On May 23, 2026, Tribune Publishing Co. announced that L.A. doctor and pharmaceutical billionaire Patrick Soon-Shiong’s Nant Capital was investing $70.5 million into the media company, making Soon-Shiong the second-largest shareholder. He is now the vice chairman of the media company, which owns papers like The Los Angeles Times and The Chicago Tribune. In an interview with CNBC, Soon-Shiong described his investment as an “opportunity to actually transform this newspaper world into this next generation.” In 2014, Tribune Publishing Co. was spun out of Tribune Company , which changed its name to Tribune Media Co. Tribune Co. had previously been owned by billionaire real estate investor Sam Zell, who took control of Tribune Co. in 2007. Less than a year later, the company went bankrupt. Four years later, Tribune Co. emerged from bankruptcy after being bought by Oaktree Capital Management, Angelo, Gordon & Co and JPMorgan Chase.
Carlos Slim Helu – The New York Times
The New York Times published an article last Friday criticizing the power that billionaires wield over media companies. One ultra-wealthy media investor not mentioned in the story: Mexican billionaire Carlos Slim Helu, who owns the largest individual stake in the Times. Slim more than doubled his stake in The New York Times in June 2015 to approximately 17% of the media company.
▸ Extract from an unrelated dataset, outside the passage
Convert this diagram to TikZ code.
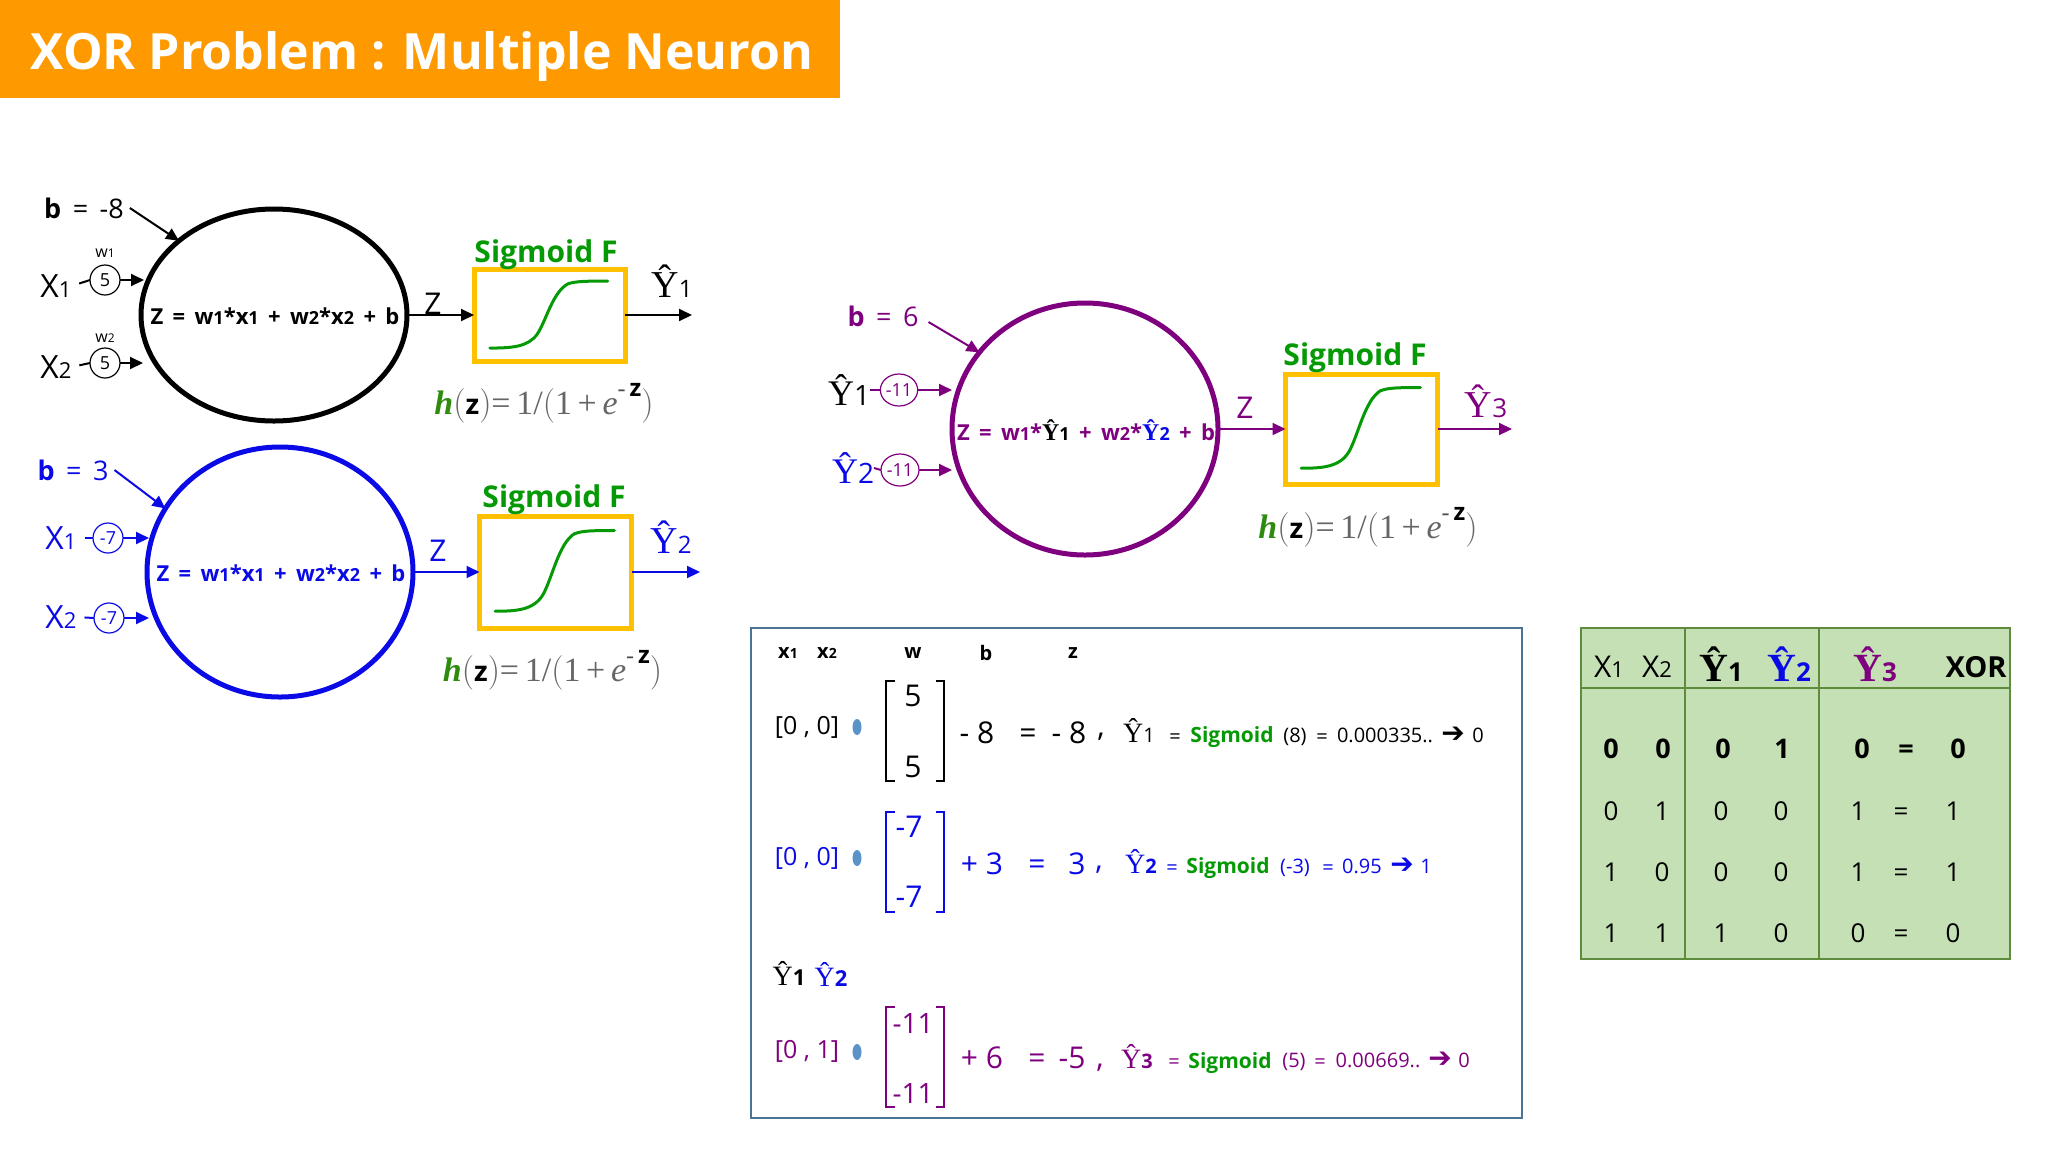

Warren Buffett – regional daily papers
Warren Buffett, as CEO of Berkshire Hathaway, has invested in a number of small newspapers and owns about 70 dailies today. In 2012, Berkshire Hathaway acquired 63 daily newspapers and weeklies in Virginia, North Carolina, South Carolina and Alabama from Media General for $142 million.
Viktor Vekselberg – Gawker
Russian billionaire Viktor Vekselberg‘s investment arm, Columbus Nova Technology Partners, bought a minority stake in Gawker in January 2016 for an undisclosed amount. The online media company took outside funding for the first time in anticipation of legal fees incurred by a lawsuit brought by wrestler Hulk Hogan, according to a leaked memo from Gawker founder Nick Denton. Hogan sued Gawker after it published a sex tape. In March, a jury awarded Hogan $140 million in damages. Gawker aims to appeal the ruling.